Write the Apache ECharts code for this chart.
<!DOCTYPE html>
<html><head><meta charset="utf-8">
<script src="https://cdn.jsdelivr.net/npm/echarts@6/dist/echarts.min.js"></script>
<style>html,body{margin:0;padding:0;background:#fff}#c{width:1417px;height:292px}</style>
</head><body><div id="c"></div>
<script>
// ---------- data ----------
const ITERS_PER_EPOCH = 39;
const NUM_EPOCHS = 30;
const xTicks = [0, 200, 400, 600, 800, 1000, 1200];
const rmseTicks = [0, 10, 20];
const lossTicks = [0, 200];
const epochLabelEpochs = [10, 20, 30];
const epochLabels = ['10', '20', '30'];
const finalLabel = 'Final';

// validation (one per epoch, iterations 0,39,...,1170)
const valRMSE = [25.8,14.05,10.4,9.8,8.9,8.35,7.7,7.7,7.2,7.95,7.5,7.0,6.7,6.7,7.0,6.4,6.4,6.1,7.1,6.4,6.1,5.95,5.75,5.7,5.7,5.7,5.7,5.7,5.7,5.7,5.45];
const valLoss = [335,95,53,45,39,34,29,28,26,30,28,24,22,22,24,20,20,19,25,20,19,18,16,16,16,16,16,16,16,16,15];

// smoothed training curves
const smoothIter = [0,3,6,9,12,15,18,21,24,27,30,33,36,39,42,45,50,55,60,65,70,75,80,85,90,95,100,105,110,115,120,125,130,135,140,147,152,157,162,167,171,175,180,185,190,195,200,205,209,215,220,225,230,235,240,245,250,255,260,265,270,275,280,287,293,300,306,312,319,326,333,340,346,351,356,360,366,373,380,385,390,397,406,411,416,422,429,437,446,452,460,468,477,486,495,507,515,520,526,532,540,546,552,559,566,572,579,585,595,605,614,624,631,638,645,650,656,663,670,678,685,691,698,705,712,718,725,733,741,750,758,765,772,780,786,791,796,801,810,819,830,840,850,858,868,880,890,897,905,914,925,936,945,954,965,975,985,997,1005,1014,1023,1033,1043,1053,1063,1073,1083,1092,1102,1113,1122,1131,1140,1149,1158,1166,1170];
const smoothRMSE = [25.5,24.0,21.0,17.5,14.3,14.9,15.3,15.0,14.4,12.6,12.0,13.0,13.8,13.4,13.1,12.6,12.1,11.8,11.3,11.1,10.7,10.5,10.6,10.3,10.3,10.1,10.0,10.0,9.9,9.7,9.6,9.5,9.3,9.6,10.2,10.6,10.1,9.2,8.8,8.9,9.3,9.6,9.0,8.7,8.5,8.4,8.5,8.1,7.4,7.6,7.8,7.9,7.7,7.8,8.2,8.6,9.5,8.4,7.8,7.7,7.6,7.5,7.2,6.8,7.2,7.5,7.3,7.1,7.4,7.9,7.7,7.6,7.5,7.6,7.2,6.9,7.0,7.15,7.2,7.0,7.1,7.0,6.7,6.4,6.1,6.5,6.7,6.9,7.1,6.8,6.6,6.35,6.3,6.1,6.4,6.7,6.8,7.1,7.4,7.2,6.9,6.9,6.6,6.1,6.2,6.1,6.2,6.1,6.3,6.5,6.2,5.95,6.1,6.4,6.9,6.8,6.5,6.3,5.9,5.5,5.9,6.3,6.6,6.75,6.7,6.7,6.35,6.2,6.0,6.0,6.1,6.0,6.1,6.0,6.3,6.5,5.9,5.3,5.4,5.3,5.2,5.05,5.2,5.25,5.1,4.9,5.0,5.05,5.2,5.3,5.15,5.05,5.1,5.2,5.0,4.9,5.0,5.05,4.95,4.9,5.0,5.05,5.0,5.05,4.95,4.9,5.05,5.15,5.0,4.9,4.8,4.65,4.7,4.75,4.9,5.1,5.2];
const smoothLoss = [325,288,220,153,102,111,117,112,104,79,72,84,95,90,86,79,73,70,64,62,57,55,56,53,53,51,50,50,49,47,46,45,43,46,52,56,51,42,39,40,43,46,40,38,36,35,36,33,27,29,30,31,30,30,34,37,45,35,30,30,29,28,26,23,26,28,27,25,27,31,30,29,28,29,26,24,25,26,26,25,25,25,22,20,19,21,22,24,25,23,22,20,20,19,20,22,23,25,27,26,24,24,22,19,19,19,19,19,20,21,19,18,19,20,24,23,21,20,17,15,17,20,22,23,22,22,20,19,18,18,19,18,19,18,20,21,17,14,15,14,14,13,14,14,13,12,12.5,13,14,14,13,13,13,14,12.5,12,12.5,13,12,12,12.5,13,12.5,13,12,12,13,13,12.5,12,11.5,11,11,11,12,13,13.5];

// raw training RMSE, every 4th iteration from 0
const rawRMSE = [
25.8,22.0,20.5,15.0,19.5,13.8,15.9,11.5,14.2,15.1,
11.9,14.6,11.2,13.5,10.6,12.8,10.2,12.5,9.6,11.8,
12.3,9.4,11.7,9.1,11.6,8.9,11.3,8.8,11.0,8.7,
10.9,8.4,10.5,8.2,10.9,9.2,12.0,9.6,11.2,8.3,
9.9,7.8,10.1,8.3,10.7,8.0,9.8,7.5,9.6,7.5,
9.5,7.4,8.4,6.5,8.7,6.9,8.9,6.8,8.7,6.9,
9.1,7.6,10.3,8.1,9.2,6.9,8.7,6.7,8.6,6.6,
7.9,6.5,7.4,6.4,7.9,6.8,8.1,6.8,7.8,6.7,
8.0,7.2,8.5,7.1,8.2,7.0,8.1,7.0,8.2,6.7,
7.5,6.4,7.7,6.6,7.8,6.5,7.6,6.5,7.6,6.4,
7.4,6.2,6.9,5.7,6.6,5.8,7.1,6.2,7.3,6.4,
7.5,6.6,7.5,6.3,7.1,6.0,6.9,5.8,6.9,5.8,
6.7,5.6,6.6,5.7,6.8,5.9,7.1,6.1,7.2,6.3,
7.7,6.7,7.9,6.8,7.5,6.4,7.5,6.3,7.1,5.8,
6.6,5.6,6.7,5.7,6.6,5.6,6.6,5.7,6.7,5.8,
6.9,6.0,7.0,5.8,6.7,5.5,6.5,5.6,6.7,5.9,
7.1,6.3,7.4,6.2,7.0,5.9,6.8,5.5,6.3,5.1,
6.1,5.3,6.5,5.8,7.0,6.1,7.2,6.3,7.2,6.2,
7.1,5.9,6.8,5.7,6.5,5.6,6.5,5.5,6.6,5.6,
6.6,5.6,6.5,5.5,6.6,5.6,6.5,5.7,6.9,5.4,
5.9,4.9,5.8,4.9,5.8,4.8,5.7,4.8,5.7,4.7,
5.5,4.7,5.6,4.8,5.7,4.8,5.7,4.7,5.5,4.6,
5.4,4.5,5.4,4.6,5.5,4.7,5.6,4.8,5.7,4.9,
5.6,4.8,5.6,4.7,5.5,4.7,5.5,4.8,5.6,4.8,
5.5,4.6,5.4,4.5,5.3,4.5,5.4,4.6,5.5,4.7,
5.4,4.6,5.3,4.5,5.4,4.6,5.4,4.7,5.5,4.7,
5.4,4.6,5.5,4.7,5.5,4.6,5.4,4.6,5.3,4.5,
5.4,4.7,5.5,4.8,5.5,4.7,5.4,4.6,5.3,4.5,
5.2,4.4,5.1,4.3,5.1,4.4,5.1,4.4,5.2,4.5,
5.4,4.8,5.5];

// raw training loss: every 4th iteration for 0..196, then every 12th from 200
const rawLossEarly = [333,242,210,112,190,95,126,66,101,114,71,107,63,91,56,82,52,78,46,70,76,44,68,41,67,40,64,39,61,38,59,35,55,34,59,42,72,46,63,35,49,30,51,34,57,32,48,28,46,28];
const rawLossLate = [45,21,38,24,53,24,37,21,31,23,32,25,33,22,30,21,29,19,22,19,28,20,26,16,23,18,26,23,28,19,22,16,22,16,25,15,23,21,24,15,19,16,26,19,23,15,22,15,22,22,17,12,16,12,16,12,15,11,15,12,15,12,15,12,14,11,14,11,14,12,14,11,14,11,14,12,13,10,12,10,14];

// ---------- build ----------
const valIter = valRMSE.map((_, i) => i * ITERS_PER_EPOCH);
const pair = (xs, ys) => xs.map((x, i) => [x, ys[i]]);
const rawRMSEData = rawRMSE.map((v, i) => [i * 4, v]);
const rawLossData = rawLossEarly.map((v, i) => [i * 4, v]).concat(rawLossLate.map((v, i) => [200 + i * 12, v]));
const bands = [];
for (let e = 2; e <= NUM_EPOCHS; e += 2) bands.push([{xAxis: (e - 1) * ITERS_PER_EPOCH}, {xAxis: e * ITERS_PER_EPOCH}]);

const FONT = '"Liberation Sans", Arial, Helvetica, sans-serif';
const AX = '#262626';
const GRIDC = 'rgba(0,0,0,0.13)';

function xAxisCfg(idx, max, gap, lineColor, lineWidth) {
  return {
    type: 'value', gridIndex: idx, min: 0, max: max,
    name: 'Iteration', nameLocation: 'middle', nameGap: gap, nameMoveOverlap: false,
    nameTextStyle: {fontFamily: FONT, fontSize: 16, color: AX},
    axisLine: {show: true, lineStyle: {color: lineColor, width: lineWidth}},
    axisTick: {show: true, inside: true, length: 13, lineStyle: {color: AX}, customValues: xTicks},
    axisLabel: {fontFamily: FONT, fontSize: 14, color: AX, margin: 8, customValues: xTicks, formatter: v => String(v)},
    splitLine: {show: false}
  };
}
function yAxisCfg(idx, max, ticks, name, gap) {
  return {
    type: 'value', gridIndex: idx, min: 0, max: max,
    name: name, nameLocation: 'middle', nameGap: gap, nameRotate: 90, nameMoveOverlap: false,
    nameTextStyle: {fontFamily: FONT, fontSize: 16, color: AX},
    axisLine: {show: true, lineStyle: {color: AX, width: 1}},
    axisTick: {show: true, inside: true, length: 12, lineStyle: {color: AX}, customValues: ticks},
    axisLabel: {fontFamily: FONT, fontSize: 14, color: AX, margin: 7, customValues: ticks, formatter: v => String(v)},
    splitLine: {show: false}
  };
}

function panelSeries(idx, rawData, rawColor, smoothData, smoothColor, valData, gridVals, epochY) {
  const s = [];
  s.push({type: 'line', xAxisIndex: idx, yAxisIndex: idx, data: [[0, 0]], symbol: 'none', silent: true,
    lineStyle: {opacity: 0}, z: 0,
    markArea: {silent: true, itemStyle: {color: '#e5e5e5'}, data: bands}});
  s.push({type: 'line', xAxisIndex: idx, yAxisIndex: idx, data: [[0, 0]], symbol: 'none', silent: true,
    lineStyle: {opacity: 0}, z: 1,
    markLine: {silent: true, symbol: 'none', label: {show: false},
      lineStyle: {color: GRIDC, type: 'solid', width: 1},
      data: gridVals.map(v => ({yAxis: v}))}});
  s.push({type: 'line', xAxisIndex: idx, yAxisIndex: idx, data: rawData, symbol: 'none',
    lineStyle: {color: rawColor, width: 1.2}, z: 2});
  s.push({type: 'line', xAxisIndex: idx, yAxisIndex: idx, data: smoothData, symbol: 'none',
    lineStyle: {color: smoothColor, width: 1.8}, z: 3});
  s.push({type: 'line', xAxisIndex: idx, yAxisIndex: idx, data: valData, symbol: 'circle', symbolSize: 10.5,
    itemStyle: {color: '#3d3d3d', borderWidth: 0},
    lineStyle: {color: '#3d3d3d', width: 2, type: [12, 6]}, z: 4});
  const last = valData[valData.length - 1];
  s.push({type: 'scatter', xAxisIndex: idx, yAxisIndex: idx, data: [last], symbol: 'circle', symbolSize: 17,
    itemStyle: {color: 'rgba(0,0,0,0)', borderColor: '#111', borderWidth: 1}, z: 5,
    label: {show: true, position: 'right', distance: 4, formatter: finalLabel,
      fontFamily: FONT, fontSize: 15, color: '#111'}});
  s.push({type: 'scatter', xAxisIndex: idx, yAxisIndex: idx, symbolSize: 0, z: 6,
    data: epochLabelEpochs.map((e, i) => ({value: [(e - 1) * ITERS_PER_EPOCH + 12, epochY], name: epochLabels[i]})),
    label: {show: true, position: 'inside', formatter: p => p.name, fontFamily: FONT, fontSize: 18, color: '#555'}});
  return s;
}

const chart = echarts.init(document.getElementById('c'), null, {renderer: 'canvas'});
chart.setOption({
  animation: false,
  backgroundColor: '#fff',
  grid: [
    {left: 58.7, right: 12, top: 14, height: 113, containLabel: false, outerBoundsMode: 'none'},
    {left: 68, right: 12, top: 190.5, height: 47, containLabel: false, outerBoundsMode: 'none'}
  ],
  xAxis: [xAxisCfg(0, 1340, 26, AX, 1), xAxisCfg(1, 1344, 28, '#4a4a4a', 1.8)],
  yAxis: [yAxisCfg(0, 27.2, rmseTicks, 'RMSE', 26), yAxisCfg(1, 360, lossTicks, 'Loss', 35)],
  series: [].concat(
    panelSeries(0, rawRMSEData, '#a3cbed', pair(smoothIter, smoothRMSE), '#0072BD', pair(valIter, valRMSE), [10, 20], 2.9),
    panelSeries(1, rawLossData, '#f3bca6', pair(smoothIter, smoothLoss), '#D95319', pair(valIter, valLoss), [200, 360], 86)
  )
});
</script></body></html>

* Written exercise *
Repeat exactly, please, each line from the beginning of the data through the line with "const finalLabel = 'Final';" in it, and only those lines.

* Solution to this task *
Write the Apache ECharts code for this chart.
<!DOCTYPE html>
<html><head><meta charset="utf-8">
<script src="https://cdn.jsdelivr.net/npm/echarts@6/dist/echarts.min.js"></script>
<style>html,body{margin:0;padding:0;background:#fff}#c{width:1417px;height:292px}</style>
</head><body><div id="c"></div>
<script>
// ---------- data ----------
const ITERS_PER_EPOCH = 39;
const NUM_EPOCHS = 30;
const xTicks = [0, 200, 400, 600, 800, 1000, 1200];
const rmseTicks = [0, 10, 20];
const lossTicks = [0, 200];
const epochLabelEpochs = [10, 20, 30];
const epochLabels = ['10', '20', '30'];
const finalLabel = 'Final';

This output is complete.